Près de 13 pour cent des enfants belges souffrent de privation matérielle : « Déjà liée à la santé dès le plus jeune âge »


Dans cette étude, vous mesurez non seulement la pauvreté des enfants, mais également la privation matérielle. Qu’est-ce que cela signifie?

« C’est en fait une façon différente de voir la pauvreté. La pauvreté monétaire ne dit pas toujours grand-chose de son impact sur les enfants, car les parents peuvent gagner peu, mais sont capables de protéger leurs enfants de la pauvreté.

« Avec la privation matérielle, nous regardons les conditions de vie concrètes des enfants. Par exemple, nous leur demandons s’ils peuvent jouer dehors, inviter des amis chez eux ou acheter une nouvelle paire de chaussures. S’ils manquent chaque jour au moins trois des 17 éléments que l’UE considère comme essentiels à un développement sain et équilibré, ils souffrent de privations matérielles.»

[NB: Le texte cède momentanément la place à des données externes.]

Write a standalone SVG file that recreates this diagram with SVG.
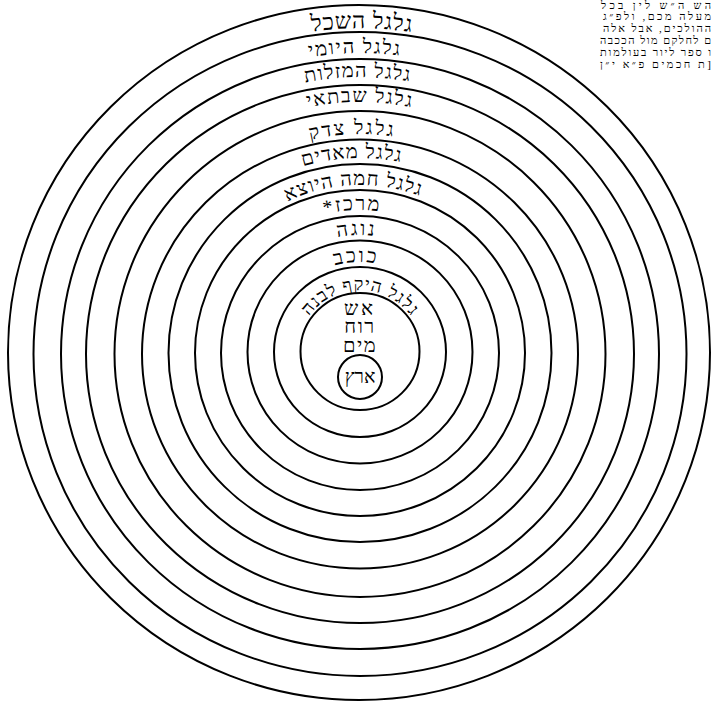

Quelles sont exactement vos nouvelles découvertes ?

« Premièrement, le dénuement dans notre pays semble être pire que prévu. Avec 12,8 pour cent, la Belgique se situe dans la moitié inférieure du classement européen. Il existe de grandes différences entre les régions. En Flandre, il est de 8,5 pour cent, en Wallonie de 17,3 pour cent et à Bruxelles de 21 pour cent. En termes de pauvreté des enfants, la Flandre peut rivaliser avec des pays qui s’en sortent également relativement bien, comme le Danemark et la Finlande, mais si l’on considère la privation matérielle, nous obtenons des résultats pires que prévu.

« Pour la première fois, nous avons également pu relier ces données à la situation résidentielle des enfants. Les divorces entraînent dans tous les cas un plus grand dénuement, mais il apparaît désormais que le risque le plus élevé concerne les enfants qui grandissent principalement avec une mère célibataire, qui n’a pas non plus de nouveau partenaire. Ces mères travaillent plus souvent à temps partiel ou n’ont pas accès au marché du travail, donc ont moins de revenus et donc aussi moins d’accès à la garde d’enfants et au logement par exemple.

« On voit aussi qu’il existe un lien entre santé et dénuement dès le plus jeune âge. Quiconque n’a pas accès aux soins primaires lorsqu’il est enfant se retrouve rapidement dans un cercle vicieux. Cela doit être un signal d’alarme très important.

Wim Van Lancker (KU Louvain).

Est-ce que quelqu’un qui grandit avec cela continue à en subir les conséquences plus tard ?

« En effet. La mobilité pour sortir de la pauvreté est très faible dans notre pays. Quiconque est entravé dans son développement social et scolaire au cours de sa croissance en subira les conséquences à long terme. La pauvreté est plus persistante en Belgique que dans d’autres pays.»

Quelles mesures concrètes les politiques peuvent-ils prendre pour remédier à ce problème ?

« Cela ne se règle pas d’un claquement de doigts, mais il existe des leviers pour garantir un meilleur accès à certains services.

« Un exemple spécifique est la pension alimentaire. Dans notre pays, seules 39 pour cent des mères célibataires reçoivent effectivement une pension alimentaire de leur partenaire. En Suède, chaque parent reçoit une pension alimentaire du gouvernement, qui récupère ensuite ce montant auprès des ex-partenaires dans la mesure du possible. Un système complètement différent, qui réduirait presque de moitié notre risque de pauvreté.

«Il faut avant tout prévoir des places pour les crèches et les logements sociaux. Après cela, il faut vraiment se pencher sur l’abordabilité et l’accessibilité pour les enfants vulnérables. Nous pouvons apprendre des autres pays ou régions. En Communauté française, la garde d’enfants est gratuite pour les parents avec une allocation majorée. On discute désormais des budgets pour nos services de garde d’enfants, mais le gouvernement flamand a réduit les règles de priorité pour les groupes vulnérables et les tarifs les plus bas sont relativement élevés, au profit de la classe moyenne ouvrière. C’était un choix, mais ce n’est pas une solution pour les enfants vulnérables.